If you want to know why the hobgoblins of 1989’s Field of Dreams refused to allow Ty Cobb to play ball on their ghostly field, you have only to re-watch the classic 1994 movie Cobb, starring the inimitable Tommy Lee Jones.

Alas, one was the lovely, tear-jerking movie that men loved to bawl about. The other was an antidote to sugarcoated cotton candy about life and death that Field of Dreams provided.

Cobb set many records as a player. In the film written and directed by Ron Shelton and based on Al Stump’s famous biography of the baseball anti-hero, Cobb manages to set a yardstick of records that cannot be touched by “the children who play baseball nowadays,” as Cobb states in the movie.

If you are ready to throw Barry Bonds to Michael Vick’s dogs, you ought to consider Cobb. Why hasn’t Pete Rose invoked the name? He may be afraid of the demonic spirits that would attach themselves to his already bad luck streak.

Yes, folks, Ty Cobb managed to crack the original top-10 list of record-setters.  In the Ron Shelton movie version of his life, the star of the Detroit Tigers breaks every one of the Ten Commandments. And, that is no easy feat.

Here they are:

X.  Bearing false witness is lying under oath. Here he beat Barry Bonds by a mile.
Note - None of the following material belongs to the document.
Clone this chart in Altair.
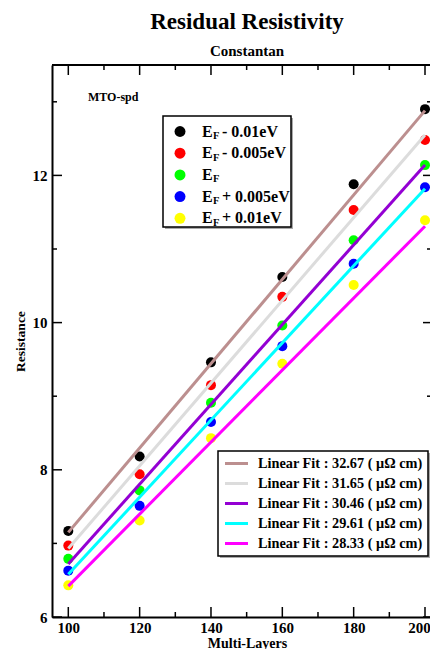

He allegedly lied about the Black Sox scandal, setting up the baseball commissioner with the threat of blowing the lid of baseball fixes if the league pursued the idea of prosecuting him. 

IX. Oh, he coveted lots of things, but usually found a way to achieve them. One he detested was Babe Ruth’s home runs. “I’d hit those things if I had to,” he reports in the film.

VIII.  He not only coveted many wives and girlfriends, but he managed to bed Lolita Davidovitch in one racy scene. Marriage was not a sacrament to Cobb.

VII. Not only did he beat his wife in this film, his litany of being unfaithful drove her to seek divorce finally for his adultery.

VI.  Let’s face it. Any man who sets the record for stealing bases, and especially home, surely squeaks by with breaking this rule.

V. Did Cobb kill a person, committing murder? According to Shelton’s screenplay, he pistol-whipped a man to death in a back alley.

IV. Honoring his parents was undermined by his contempt for his mother. It may have resulted in Cobb being the trigger man in the bizarre and unsolved murder of his father. Someone in the old family home used a shotgun to dispatch the man.

III. Cursing at God is such a common sin, that some may find it hard to condemn it, but when Cobb curses God for making him an old drug addict, this is a piece of work in the history of curses.

II.  Back in the early days of baseball, many cities and town felt playing baseball on Sunday was a sacrilege. Of course, Cobb had no problems with a professional game (especially with all that money involved).

I. Cobb probably had a few false gods up his uniform sleeve. He put baseball ahead of all else, and his records were most important of all. Yet, in the years subsequent to his playing ball, he made tons of money playing ball in the stock market.  In his mind, everything paled next to the almighty dollar.

Perhaps some of these sins were a stretch even for Cobb, but the fact is the allegations against him make the crimes of Bonds, Vick, Rose and hundreds of others, seem like minor ethical lapses of judgment.